■ **Task instructions**
Search the data for the word "draw" and copy every line where it occurs.

■ **Recorded information**
##############################

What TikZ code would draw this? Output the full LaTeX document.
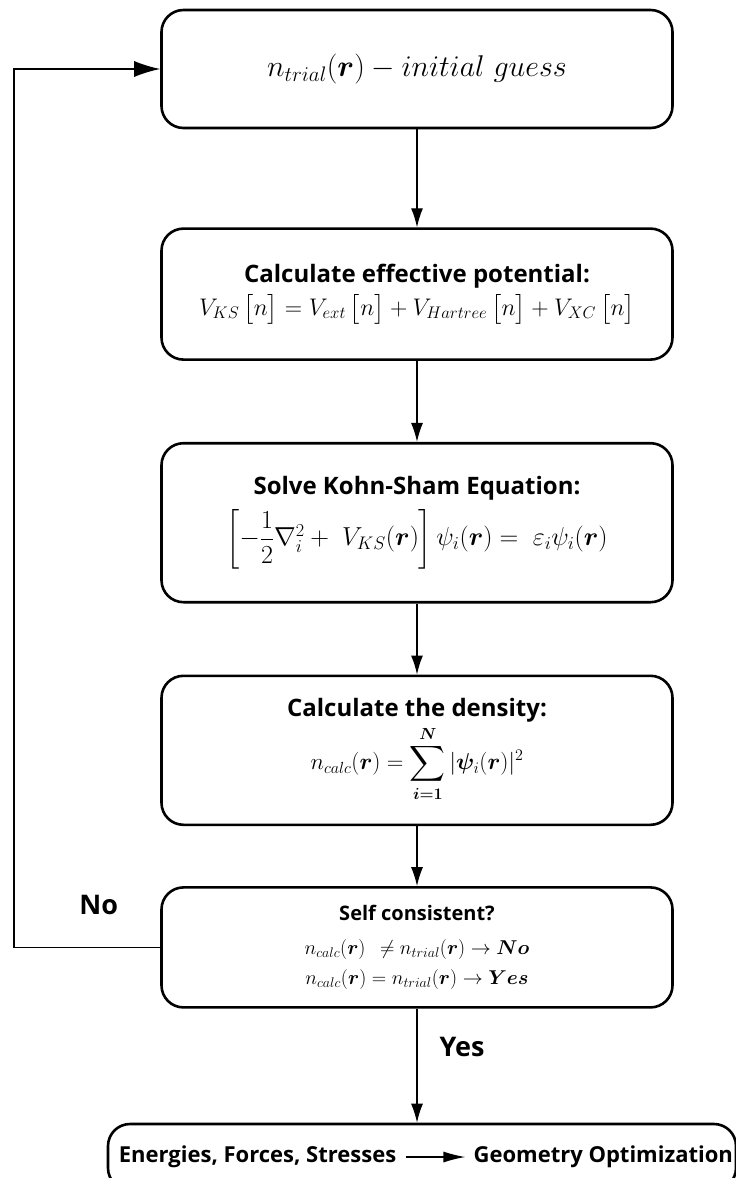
\RequirePackage{fix-cm}
\documentclass[tikz,border=0pt]{standalone}
\usepackage{fontspec}
\setsansfont{Open Sans}
\usepackage{amsmath}
\usepackage{bm}
\usetikzlibrary{arrows.meta,positioning}
\newcommand{\br}{\bm{r}}
\newcommand{\head}[1]{{\sffamily\bfseries\fontsize{24}{29}\selectfont #1}}
\newcommand{\eqsize}[1]{\fontsize{#1}{#1}\selectfont}
\tikzset{
  proc/.style={draw, line width=2.6pt, rounded corners=22pt, minimum width=511pt, align=center, inner sep=0pt},
  flow/.style={-{Latex[length=19pt,width=12pt]}, line width=1.3pt},
  lbl/.style={font=\sffamily\bfseries\fontsize{27}{32}\selectfont, inner sep=0pt},
  outtxt/.style={font=\sffamily\bfseries\fontsize{22}{26}\selectfont, inner sep=0pt},
}

\begin{document}
\begin{tikzpicture}[x=1pt,y=1pt]
\useasboundingbox (0,0) rectangle (736,-1178);
% nodes
 \node[proc, minimum height=118pt, font=\eqsize{30}] (init) at (417,-69) {$n_{trial}(\br) - initial\ guess$};
 \node[proc, minimum height=131pt, below=98pt of init] (pot) {\head{Calculate effective potential:}\\[5pt]%
   \eqsize{24}$V_{KS}\,\bigl[n\bigr] = V_{ext}\,\bigl[n\bigr] + V_{Hartree}\,\bigl[n\bigr] + V_{XC}\,\bigl[n\bigr]$};
 \node[proc, minimum height=159pt, below=81pt of pot] (ks) {\head{Solve Kohn-Sham Equation:}\\[8pt]%
   \eqsize{26}$\left[-\dfrac{1}{2}\nabla_i^2 +\; V_{KS}(\br)\right]\psi_i(\br) =\; \varepsilon_i\psi_i(\br)$};
 \node[proc, minimum height=149pt, below=71pt of ks] (dens) {\head{Calculate the density:}\\[2pt]%
   \eqsize{23}$\displaystyle n_{calc}(\br) = \sum_{\bm{i=1}}^{\bm{N}}|\bm{\psi}_i(\br)|^2$};
 \node[proc, minimum height=120pt, below=60pt of dens] (check) {\sffamily\bfseries\fontsize{20}{24}\selectfont Self consistent?\\[18pt]%
   \normalfont\eqsize{20}$n_{calc}(\br)\;\, \neq n_{trial}(\br) \to \bm{No}$\\[9pt]%
   \eqsize{20}$n_{calc}(\br) = n_{trial}(\br) \to \bm{Yes}$};
 \node[proc, minimum width=628pt, minimum height=66pt, below=114pt of check, xshift=5pt] (out) {};
 \node[outtxt, anchor=west] (ene) at ([xshift=12pt]out.west) {Energies, Forces, Stresses};
 \node[outtxt, right=77pt of ene] (geo) {Geometry Optimization};
 \coordinate (loop) at (14,0);

% edges
 \draw[flow] (init) -- (pot);
 \draw[flow] (pot) -- (ks);
 \draw[flow] (ks) -- (dens);
 \draw[flow] (dens) -- (check);
 \draw[flow] (check.south) -- node[lbl, pos=0.34, right=22pt] {Yes} (check.south |- out.north);
 \draw[flow, -{Latex[length=26pt,width=16pt]}] (check.west) -- node[lbl, pos=0.42, above=32pt] {No} (check.west -| loop) |- (init.west);
 \draw[flow, -{Latex[length=22pt,width=11pt]}, shorten <=10pt, shorten >=8pt] (ene) -- (geo);

\end{tikzpicture}
\end{document}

##############################

■ **Reply**
What TikZ code would draw this? Output the full LaTeX document.
  proc/.style={draw, line width=2.6pt, rounded corners=22pt, minimum width=511pt, align=center, inner sep=0pt},
 \draw[flow] (init) -- (pot);
 \draw[flow] (pot) -- (ks);
 \draw[flow] (ks) -- (dens);
 \draw[flow] (dens) -- (check);
 \draw[flow] (check.south) -- node[lbl, pos=0.34, right=22pt] {Yes} (check.south |- out.north);
 \draw[flow, -{Latex[length=26pt,width=16pt]}] (check.west) -- node[lbl, pos=0.42, above=32pt] {No} (check.west -| loop) |- (init.west);
 \draw[flow, -{Latex[length=22pt,width=11pt]}, shorten <=10pt, shorten >=8pt] (ene) -- (geo);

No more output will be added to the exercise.